Женились хоть и в раннем возрасте, но помнили: венчание в мае — покаешься, всю жизнь промаешься; свадебное рукобитие на Крещение (19 января) — жизнь новобрачных пойдет в мире и согласии; смочит дождь свадебный поезд — к счастью; дадут молодые перед венчанием клятву в верности над колодцем брак их будет нерушим, а любовь вечной; у кого при венчании свеча длиннее — тот больше проживет.
Ну, а в Масленицу душеньку отвести разве только уж совсем убогим и юродивым не хотелось. Ни в какие другие дни не предавались на Руси столь безграничному веселью.
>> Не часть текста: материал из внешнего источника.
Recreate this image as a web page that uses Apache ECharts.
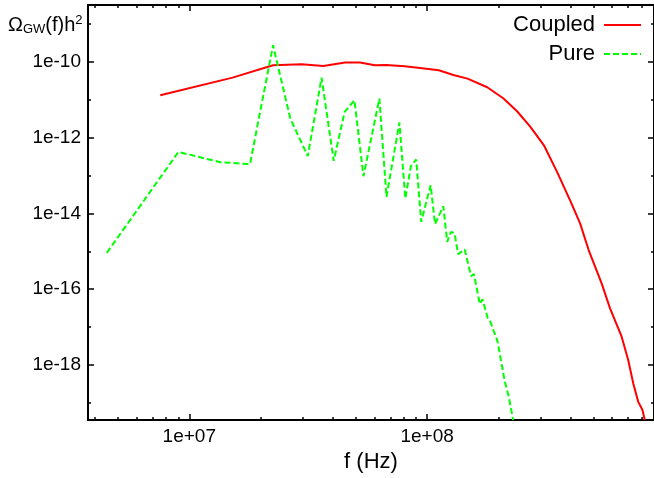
<!DOCTYPE html>
<html>
<head>
<meta charset="utf-8">
<script src="https://cdn.jsdelivr.net/npm/echarts@6.0.0/dist/echarts.min.js"></script>
<style>
  html, body { margin: 0; padding: 0; background: #fff; }
  #chart { width: 654px; height: 478px; }
</style>
</head>
<body>
<div id="chart"></div>
<script>
// f (Hz) / Omega_GW h^2
var coupledFreq = [7.55e6, 1.52e7, 2.25e7, 2.97e7, 3.66e7, 4.52e7, 5.22e7, 6.03e7, 6.73e7, 8.05e7,
    9.15e7, 1.12e8, 1.30e8, 1.48e8, 1.79e8, 2.09e8, 2.39e8, 2.72e8, 3.10e8, 3.52e8,
    3.99e8, 4.40e8, 4.78e8, 5.42e8, 5.88e8, 6.58e8, 7.01e8, 7.36e8, 7.72e8, 8.05e8, 8.23e8];
var coupledOmega = [1.32e-11, 3.87e-11, 8.18e-11, 8.7e-11, 7.84e-11, 9.64e-11, 9.64e-11, 8.18e-11, 8.33e-11, 7.7e-11,
    7.03e-11, 6.04e-11, 4.46e-11, 3.64e-11, 2.15e-11, 1.10e-11, 5.0e-12, 1.93e-12, 6.3e-13, 1.25e-13,
    2.24e-14, 5.45e-15, 1.08e-15, 1.42e-16, 3.11e-17, 5.55e-18, 1.35e-18, 3.27e-19, 1.07e-19, 6.45e-20, 3.5e-20];

var pureFreq = [4.5e6, 9.0e6, 1.35e7, 1.80e7, 2.25e7, 2.66e7, 3.15e7, 3.60e7, 4.05e7, 4.50e7,
    4.95e7, 5.40e7, 6.30e7, 6.75e7, 7.65e7, 8.10e7, 8.55e7, 9.00e7, 9.45e7, 1.035e8,
    1.08e8, 1.17e8, 1.215e8, 1.26e8, 1.305e8, 1.35e8, 1.44e8, 1.53e8, 1.575e8, 1.665e8,
    1.71e8, 1.80e8, 1.845e8, 1.98e8, 2.115e8, 2.205e8, 2.30e8];
var pureOmega = [9.1e-16, 4.2e-13, 2.26e-13, 2.0e-13, 2.76e-10, 3.2e-12, 3.25e-13, 3.87e-11, 2.44e-13, 4.8e-12,
    9.75e-12, 9.6e-14, 1.08e-11, 2.74e-14, 2.52e-12, 2.49e-14, 1.77e-13, 2.66e-13, 6.0e-15, 5.58e-14,
    5.23e-15, 1.56e-14, 1.78e-15, 3.27e-15, 3.0e-15, 8.4e-16, 1.12e-15, 2.22e-16, 2.5e-16, 4.05e-17,
    5.38e-17, 1.7e-17, 1.38e-17, 4.09e-18, 4.0e-19, 1.45e-19, 3.5e-20];

// tick positions
var xMajor = [1e7, 1e8];
var xMinor = [4e6, 5e6, 6e6, 7e6, 8e6, 9e6, 2e7, 3e7, 4e7, 5e7, 6e7, 7e7, 8e7, 9e7,
    2e8, 3e8, 4e8, 5e8, 6e8, 7e8, 8e8];
var yMajor = [1e-18, 1e-16, 1e-14, 1e-12, 1e-10];
var yMinor = [1e-19, 1e-17, 1e-15, 1e-13, 1e-11, 1e-9];

var xMin = 3.75e6, xMax = 9e8;
var yMin = 3.5e-20, yMax = 3.2e-9;

var font = '"Liberation Sans", Arial, Helvetica, sans-serif';

function zip(xs, ys) {
    return xs.map(function (x, i) { return [x, ys[i]]; });
}

function expOf(v) {
    return Math.round(Math.log(v) / Math.LN10);
}

function xFmt(v) {
    var e = expOf(v);
    return '1e' + (e < 0 ? '-' : '+') + (Math.abs(e) < 10 ? '0' : '') + Math.abs(e);
}

function yFmt(v) {
    return '1e' + expOf(v);
}

function mkAxis(pos, min, max, ticks, len, withLine, labels, fmt) {
    return {
        type: 'log',
        position: pos,
        min: min,
        max: max,
        axisLine: { show: withLine, lineStyle: { color: '#000', width: 2 } },
        axisTick: { show: true, inside: true, length: len, customValues: ticks,
            lineStyle: { color: '#000', width: 1.5 } },
        axisLabel: labels ? { show: true, customValues: labels, formatter: fmt,
            color: '#000', fontSize: 19, fontFamily: font, margin: 7 } : { show: false },
        splitLine: { show: false },
        minorTick: { show: false }
    };
}

var xAxes = [
    mkAxis('bottom', xMin, xMax, xMajor, 6, true, xMajor, xFmt),
    mkAxis('bottom', xMin, xMax, xMinor, 3, false),
    mkAxis('top', xMin, xMax, xMajor, 6, true),
    mkAxis('top', xMin, xMax, xMinor, 3, false)
];
xAxes[0].name = 'f (Hz)';
xAxes[0].nameLocation = 'middle';
xAxes[0].nameGap = 31;
xAxes[0].nameTextStyle = { color: '#000', fontSize: 22, fontFamily: font };

var yAxes = [
    mkAxis('left', yMin, yMax, yMajor, 6, true, yMajor, yFmt),
    mkAxis('left', yMin, yMax, yMinor, 3, false),
    mkAxis('right', yMin, yMax, yMajor, 6, true),
    mkAxis('right', yMin, yMax, yMinor, 3, false)
];

var chart = echarts.init(document.getElementById('chart'));

chart.setOption({
    animation: false,
    backgroundColor: '#fff',
    title: {
        text: '{o|Ω}{s|GW}{o|(f)h}{p|2}',
        left: 8,
        top: 14,
        padding: 0,
        textStyle: {
            fontFamily: font,
            fontWeight: 'normal',
            rich: {
                o: { fontSize: 20, fontFamily: font, fontWeight: 'normal', color: '#000', lineHeight: 22 },
                s: { fontSize: 13, fontFamily: font, fontWeight: 'normal', color: '#000', verticalAlign: 'bottom', lineHeight: 14 },
                p: { fontSize: 13, fontFamily: font, fontWeight: 'normal', color: '#000', verticalAlign: 'top', lineHeight: 14 }
            }
        }
    },
    legend: {
        data: ['Coupled', 'Pure'],
        orient: 'vertical',
        align: 'right',
        right: 12,
        top: 14,
        padding: 0,
        itemGap: 7,
        itemWidth: 37,
        itemHeight: 12,
        itemStyle: { opacity: 0 },
        textStyle: { fontSize: 22, fontFamily: font, color: '#000', padding: [0, 4, 0, 0] }
    },
    grid: { left: 88, top: 5, width: 570, height: 415, containLabel: false },
    xAxis: xAxes,
    yAxis: yAxes,
    series: [
        {
            name: 'Coupled',
            type: 'line',
            xAxisIndex: 0,
            yAxisIndex: 0,
            data: zip(coupledFreq, coupledOmega),
            symbol: 'none',
            lineStyle: { color: '#ff0000', width: 2 },
            itemStyle: { color: '#ff0000' }
        },
        {
            name: 'Pure',
            type: 'line',
            xAxisIndex: 0,
            yAxisIndex: 0,
            data: zip(pureFreq, pureOmega),
            symbol: 'none',
            lineStyle: { color: '#00ff00', width: 2, type: [6, 3] },
            itemStyle: { color: '#00ff00' }
        }
    ]
});
</script>
</body>
</html>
Сразу после вселенской субботы начинались шумные пиршества, массовые катания на санях и салазках, возведенные в ранг спортивного турнира кулачные бои и уличный мордобой, сожжение чучел и срамные игры скоморохов. Зазывали к себе в гости на блины, пирожки, калачи и тому подобное в масле и на яйцах, что нередко завершалось веселой попойкой, а то и ошалелым загулом, впадающим в неистовое распутство. Словом, не житье, а масленица — тридцати братьев сестра, сорока бабушек внучка, трех матерей дочка. Казалось бы, сердечное раскаяние должно было готовить людей к ощущению на себе страданий Христовых, но повсюду давали знать о себе древние языческие обычаи, окрашенные благозвучным названием — проводы русской зимы. Все это веселое гуляние граждан, надевших на себя личины-маски и яркие маскарадные костюмы, напомнило бы еще больше языческие обряды Древнего Рима, давшие толчок для подражания Византии, если бы на дворе стояло лето, а не снежная зима с морозцем, охлаждающая совсем уже разбушевавшиеся страсти-мордасти, когда истома пуще смерти, а женщина представляется похотливой блудницей, над которой можно вволю потешиться, кому нужно обязательно вскружить голову и с кем можно броситься в омут забвения от серой, скучной обыденности, не ради любви пако ради удовольствия.